Washington, DC -In an era where illegal steroid use generates public shame but also rewards with six-figure sports contracts, a new survey found that pro athletes use of performance enhancing drugs (PEDs) is putting pressure on some young athletes to resort to using the illegal or dangerous drugs as well.
As Major League Baseball announces the suspension of former Most Valuable Player Ryan Braun, a survey by the Digital Citizens Alliance (a consumer-oriented group focused on making the Internet a safer place) found that nearly half of males aged 18-25 thought that taking PEDs was critical to making it in professional sports or enhancing one¹s athletic performance.
More than three-quarters of both young males and parents in our survey said that pro athletes using PEDs has put pressure on young athletes to use drugs as well. And 58 percent of these young males thought that at least one-third of the major leaguers on the rosters in last week¹s All-Star Game had used PEDs.
“For every Ryan Braun, there may be thousands of young athletes taking steroids and risking their health in hopes of excelling on their high school team, their college team, or making it in pro sports,” said Digital Citizens Alliance Executive Director Tom Galvin. “They look at their heroes, too many of whom have turned to PEDs to enhance their performance, and conclude that taking these dangerous drugs is the only way to fame and fortune."
Digital Citizens Alliance commissioned the surveys as part of its research on teens and steroid use. They will be released in full with a larger report later this summer.
"Our research is telling us just how easy it is to find these drugs," Galvin said. "If we can find them in just a few clicks, you know these Internet-savvy teens can also find them all too easily."

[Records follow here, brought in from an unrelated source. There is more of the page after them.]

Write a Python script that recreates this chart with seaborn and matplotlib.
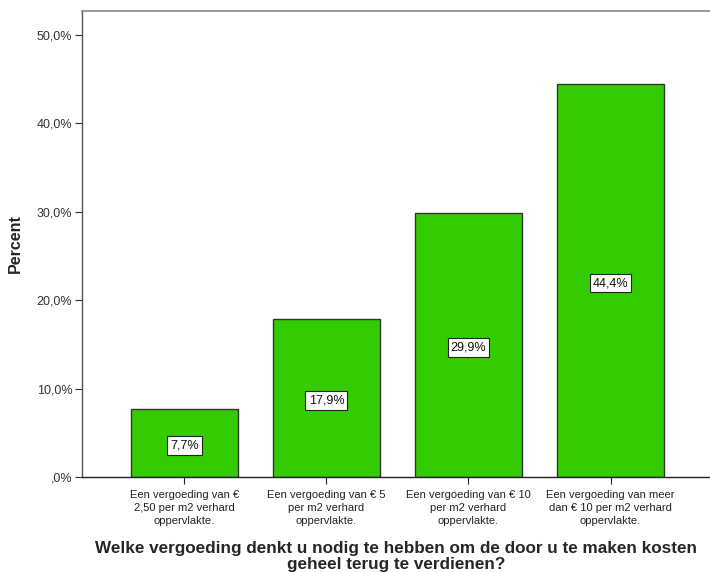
import matplotlib
matplotlib.use("Agg")
import matplotlib.pyplot as plt
import seaborn as sns
import pandas as pd

categories = [
    "Een vergoeding van €\n2,50 per m2 verhard\noppervlakte.",
    "Een vergoeding van € 5\nper m2 verhard\noppervlakte.",
    "Een vergoeding van € 10\nper m2 verhard\noppervlakte.",
    "Een vergoeding van meer\ndan € 10 per m2 verhard\noppervlakte.",
]
percent = [7.7, 17.9, 29.9, 44.4]
value_labels = ["7,7%", "17,9%", "29,9%", "44,4%"]
y_ticks = [0, 10, 20, 30, 40, 50]
y_tick_labels = [",0%", "10,0%", "20,0%", "30,0%", "40,0%", "50,0%"]

sns.set_style("white")
plt.rcParams["font.family"] = ["Liberation Sans", "DejaVu Sans"]

df = pd.DataFrame({"cat": categories, "pct": percent})

fig = plt.figure(figsize=(7.1, 5.72), dpi=100)
ax = fig.add_axes([82 / 710, 1 - 477 / 572, (710 - 82) / 710, (477 - 11) / 572])

sns.barplot(data=df, x="cat", y="pct", color="#33cc00", saturation=1,
            width=0.75, edgecolor="#333333", linewidth=1.0, ax=ax)

for i, (v, lab) in enumerate(zip(percent, value_labels)):
    ax.text(i, v / 2 - 0.3, lab, ha="center", va="center", fontsize=9,
            color="#111111",
            bbox=dict(boxstyle="square,pad=0.25", fc="white", ec="#222222", lw=0.8))

ax.set_xlim(-0.72, 3.70)
ax.set_ylim(0, 52.7)
ax.set_xticks(range(len(categories)))
ax.set_xticklabels(categories, fontsize=8, color="#222222", linespacing=1.4)
ax.set_yticks(y_ticks)
ax.set_yticklabels(y_tick_labels, fontsize=9, color="#333333")
ax.tick_params(axis="x", colors="#222222", length=5, width=0.8,
               direction="out", bottom=True, pad=4)
ax.tick_params(axis="y", length=5, width=0.8, direction="out", left=True,
               colors="#333333", pad=2)

ax.spines["right"].set_visible(False)
ax.spines["top"].set_color("#888888")
ax.spines["top"].set_linewidth(1.2)
ax.spines["left"].set_color("#555555")
ax.spines["left"].set_linewidth(1.0)
ax.spines["bottom"].set_color("#222222")
ax.spines["bottom"].set_linewidth(1.0)

ax.set_ylabel("Percent", fontsize=11.5, fontweight="bold", labelpad=10)
ax.set_xlabel("Welke vergoeding denkt u nodig te hebben om de door u te maken kosten\ngeheel terug te verdienen?",
              fontsize=12.3, fontweight="bold", labelpad=11, linespacing=1.1)

fig.savefig("out.png", dpi=100)
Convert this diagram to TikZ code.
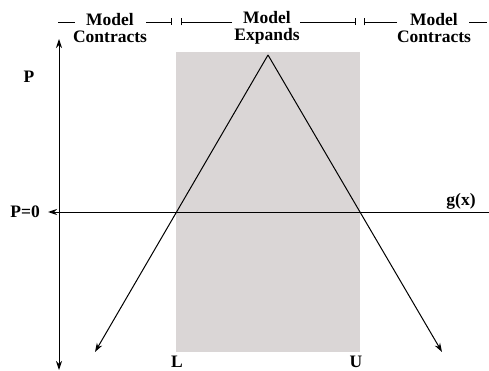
\documentclass[tikz,border=0pt]{standalone}
\usepackage{fontspec}
\setmainfont{Liberation Serif}
\usetikzlibrary{arrows.meta}
\definecolor{greyfill}{HTML}{DAD6D6}
\begin{document}
\begin{tikzpicture}[x=1pt,y=-1pt,
  lab/.style={font=\fontsize{17.5}{17}\selectfont\bfseries, inner sep=0pt},
  toplab/.style={lab, align=center},
  arr/.style={-{Stealth[length=9pt,width=6pt]}, line width=1pt},
  bar/.style={line width=0.6pt},
  barend/.style={line width=0.6pt, -{Bar[width=7pt]}}]
\useasboundingbox (0,0) rectangle (489,371);
\fill[greyfill] (176,52) rectangle (360,352);
% axes
\coordinate (ybot) at (59,370);
\coordinate (ytop) at (59,39);
\draw[arr] (59,212) -- (ytop);
\draw[arr] (59,212) -- (ybot);
\coordinate (xr) at (489,212);
\coordinate (xl) at (48,212);
\draw[arr] (xr) -- (xl);
% triangle
\coordinate (apex) at (268,55);
\coordinate (la) at (95,352);
\coordinate (ra) at (442,352);
\draw[arr] (apex) -- (la);
\draw[arr] (apex) -- (ra);
% labels
\node[lab] (P) at (29,77) {P};
\node[lab, anchor=east] (P0) at (40,212) {P=0};
\node[lab] (gx) at (461,201) {g(x)};
\node[lab] (L) at (177,362) {L};
\node[lab] (U) at (356,362) {U};
\node[toplab] (c1) at (110,28) {Model\\Contracts};
\node[toplab] (ex) at (267,28) {Model\\Expands};
\node[toplab] (c2) at (434,28) {Model\\Contracts};
% range bars
\draw[bar] (58,22) -- (75,22);
\draw[barend] (146,22) -- (172,22);
\draw[barend] (232,22) -- (181,22);
\draw[barend] (300,22) -- (356,22);
\draw[barend] (397,22) -- (364,22);
\draw[bar] (469,22) -- (487,22);
\end{tikzpicture}
\end{document}
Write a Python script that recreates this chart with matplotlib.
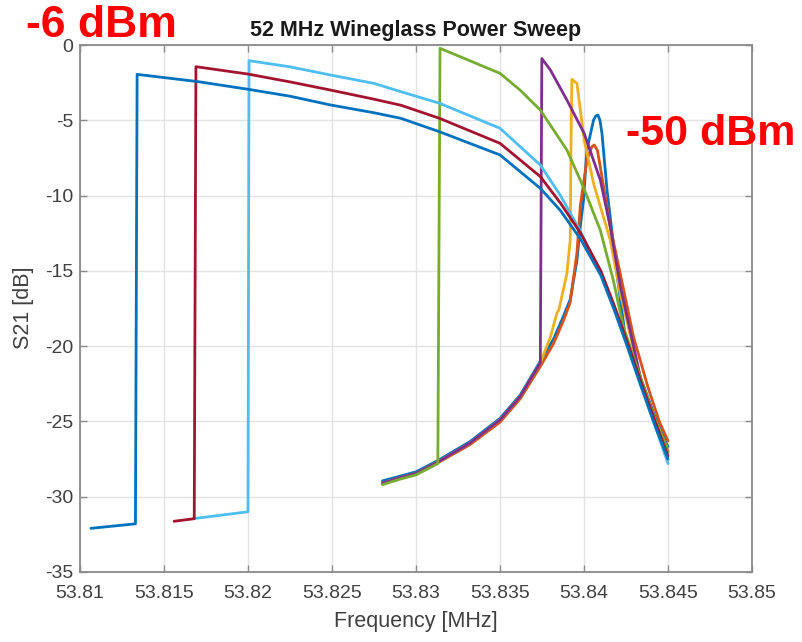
import matplotlib
matplotlib.use("Agg")
import matplotlib.pyplot as plt

# sweep data (frequency in MHz, S21 in dB)
# order: lowest drive power first (-50 dBm) ... highest last (-6 dBm)
f_p1 = [53.8280, 53.8290, 53.8300, 53.8313, 53.8332, 53.8350, 53.8362, 53.8374, 53.8382,
        53.83878, 53.83918, 53.83958, 53.83978, 53.83997, 53.84017, 53.84057, 53.84070,
        53.84083, 53.84095, 53.84107, 53.84137, 53.84196, 53.84245, 53.8434, 53.8442, 53.8450]
s_p1 = [-28.95, -28.65, -28.35, -27.6, -26.35, -24.8, -23.25, -21.0, -19.5,
        -18.0, -16.9, -14.3, -12.06, -10.3, -6.97, -4.98, -4.72,
        -4.65, -5.0, -5.87, -9.63, -15.2, -19.3, -22.2, -24.6, -26.7]

f_p2 = [53.8280, 53.8290, 53.8300, 53.8313, 53.8332, 53.8350, 53.8362, 53.8374, 53.8382,
        53.83878, 53.83918, 53.83958, 53.83978, 53.84017, 53.84047, 53.84061, 53.84080,
        53.84097, 53.84156, 53.84216, 53.84295, 53.8438, 53.84448, 53.8450]
s_p2 = [-29.15, -28.8, -28.5, -27.75, -26.55, -25.05, -23.5, -21.35, -19.8,
        -18.3, -17.1, -13.8, -10.7, -7.64, -6.75, -6.64, -7.0,
        -8.1, -12.06, -15.2, -19.4, -22.7, -25.0, -26.3]

f_p3 = [53.8280, 53.8290, 53.8300, 53.8313, 53.8332, 53.8350, 53.8362, 53.8374, 53.8380,
        53.83839, 53.83850, 53.83898, 53.83918, 53.83923, 53.83928, 53.83958, 53.84001,
        53.84057, 53.84156, 53.84216, 53.8434, 53.8442, 53.8450]
s_p3 = [-29.1, -28.75, -28.45, -27.7, -26.45, -24.9, -23.35, -21.1, -19.4,
        -17.8, -17.6, -15.2, -12.95, -6.3, -2.28, -2.55, -6.31,
        -9.2, -12.95, -16.5, -22.3, -24.8, -26.9]

f_p4 = [53.8280, 53.8290, 53.8300, 53.8313, 53.8332, 53.8350, 53.8362, 53.8374, 53.83749,
        53.8380, 53.83898, 53.84001, 53.84097, 53.84156, 53.84216, 53.8434, 53.8442, 53.8450]
s_p4 = [-29.1, -28.75, -28.45, -27.7, -26.45, -24.9, -23.35, -21.1, -0.9,
        -1.66, -3.65, -5.87, -8.96, -12.06, -16.0, -22.3, -24.9, -27.0]

f_p5 = [53.8280, 53.8290, 53.8300, 53.8313, 53.83143, 53.8330, 53.8350, 53.8362, 53.8374,
        53.83898, 53.83995, 53.84097, 53.84174, 53.84234, 53.8434, 53.8442, 53.8450]
s_p5 = [-29.2, -28.85, -28.55, -27.8, -0.22, -0.95, -1.88, -3.0, -4.32,
        -6.97, -9.4, -12.3, -15.6, -18.7, -22.2, -24.8, -27.0]

f_p6 = [53.8168, 53.8200, 53.82006, 53.8225, 53.8249, 53.8275, 53.8291, 53.8314, 53.8350,
        53.8374, 53.8386, 53.8398, 53.8410, 53.8418, 53.8426, 53.8434, 53.8442, 53.8450]
s_p6 = [-31.45, -31.0, -1.04, -1.45, -1.99, -2.55, -3.1, -3.87, -5.53,
        -7.97, -10.0, -12.4, -15.2, -17.5, -20.0, -22.6, -25.2, -27.8]

f_p7 = [53.8156, 53.8168, 53.8169, 53.8200, 53.8225, 53.8249, 53.8275, 53.8291, 53.8314,
        53.8350, 53.8374, 53.8386, 53.8398, 53.8410, 53.8418, 53.8426, 53.8434, 53.8442,
        53.8450]
s_p7 = [-31.63, -31.46, -1.44, -1.93, -2.45, -2.99, -3.6, -4.0, -4.87,
        -6.53, -8.74, -10.5, -12.5, -15.0, -17.3, -19.8, -22.4, -24.9,
        -27.3]

f_p8 = [53.81065, 53.8133, 53.8134, 53.8170, 53.8200, 53.8225, 53.8249, 53.8275, 53.8291,
        53.8314, 53.8350, 53.8374, 53.8386, 53.8398, 53.8410, 53.8418, 53.8426, 53.8434,
        53.8442, 53.8450]
s_p8 = [-32.1, -31.8, -1.95, -2.43, -2.94, -3.4, -3.98, -4.5, -4.87,
        -5.76, -7.30, -9.52, -11.0, -12.9, -15.3, -17.6, -20.1, -22.7,
        -25.2, -27.5]

# MATLAB default colour order
colors = ['#0072BD', '#D95319', '#EDB120', '#7E2F8E', '#77AC30', '#4DBEEE', '#A2142F', '#0072BD']

x_ticks = [53.81, 53.815, 53.82, 53.825, 53.83, 53.835, 53.84, 53.845, 53.85]
x_labels = ['53.81', '53.815', '53.82', '53.825', '53.83', '53.835', '53.84', '53.845', '53.85']
y_ticks = [-35, -30, -25, -20, -15, -10, -5, 0]

plt.rcParams['font.family'] = ['Liberation Sans', 'DejaVu Sans']
plt.rcParams['axes.unicode_minus'] = False

W, H = 803, 642
fig = plt.figure(figsize=(W / 100, H / 100), dpi=100)
ax = fig.add_axes([80 / W, 1 - 572 / H, 672 / W, 527 / H])

sweeps = [(f_p1, s_p1), (f_p2, s_p2), (f_p3, s_p3), (f_p4, s_p4),
          (f_p5, s_p5), (f_p6, s_p6), (f_p7, s_p7), (f_p8, s_p8)]
for (f, s), c in zip(sweeps, colors):
    ax.plot(f, s, color=c, linewidth=2.0, solid_joinstyle='round', solid_capstyle='round')

ax.set_xlim(53.81, 53.85)
ax.set_ylim(-35, 0)
ax.set_xticks(x_ticks)
ax.set_xticklabels(x_labels)
ax.set_yticks(y_ticks)
ax.grid(True, color='#e3e3e3', linewidth=1.0)
ax.set_axisbelow(True)

for sp in ax.spines.values():
    sp.set_color('#8a8a8a')
    sp.set_linewidth(1.3)
ax.tick_params(direction='in', length=5, width=1.0, color='#8a8a8a',
               top=True, right=True, labelsize=14, labelcolor='#404040')
ax.tick_params(axis='x', pad=9)
ax.tick_params(axis='y', pad=5)

fig.text(416 / W, 1 - 36 / H, '52 MHz Wineglass Power Sweep', ha='center', va='baseline',
         fontsize=15.5, fontweight='bold', color='#1a1a1a')
fig.text(416 / W, 1 - 622 / H, 'Frequency [MHz]', ha='center', va='center',
         fontsize=15.5, color='#404040')
fig.text(24 / W, 1 - 308 / H, 'S21 [dB]', ha='center', va='center', rotation=90,
         fontsize=15.5, color='#404040')

# power annotations
fig.text(26 / W, 1 - 37 / H, '-6 dBm', ha='left', va='baseline',
         fontsize=32, fontweight='bold', color='red')
fig.text(626 / W, 1 - 145 / H, '-50 dBm', ha='left', va='baseline',
         fontsize=31, fontweight='bold', color='red')

fig.savefig('out.png', dpi=100)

Zogby Analytics conducted the online surveys on July 19-22, 2013, just after the MLB All-Star Game, but before the Ryan Braun suspension was announced. Zogby completed an online survey of 350 males in between the ages of 18-25 in the US. That survey has a margin of error of +/- 5.3 percentage points. The second survey, also online, included 352 adults with male children age 14-25 in the US with a margin of error of +/- 5.3 percentage points.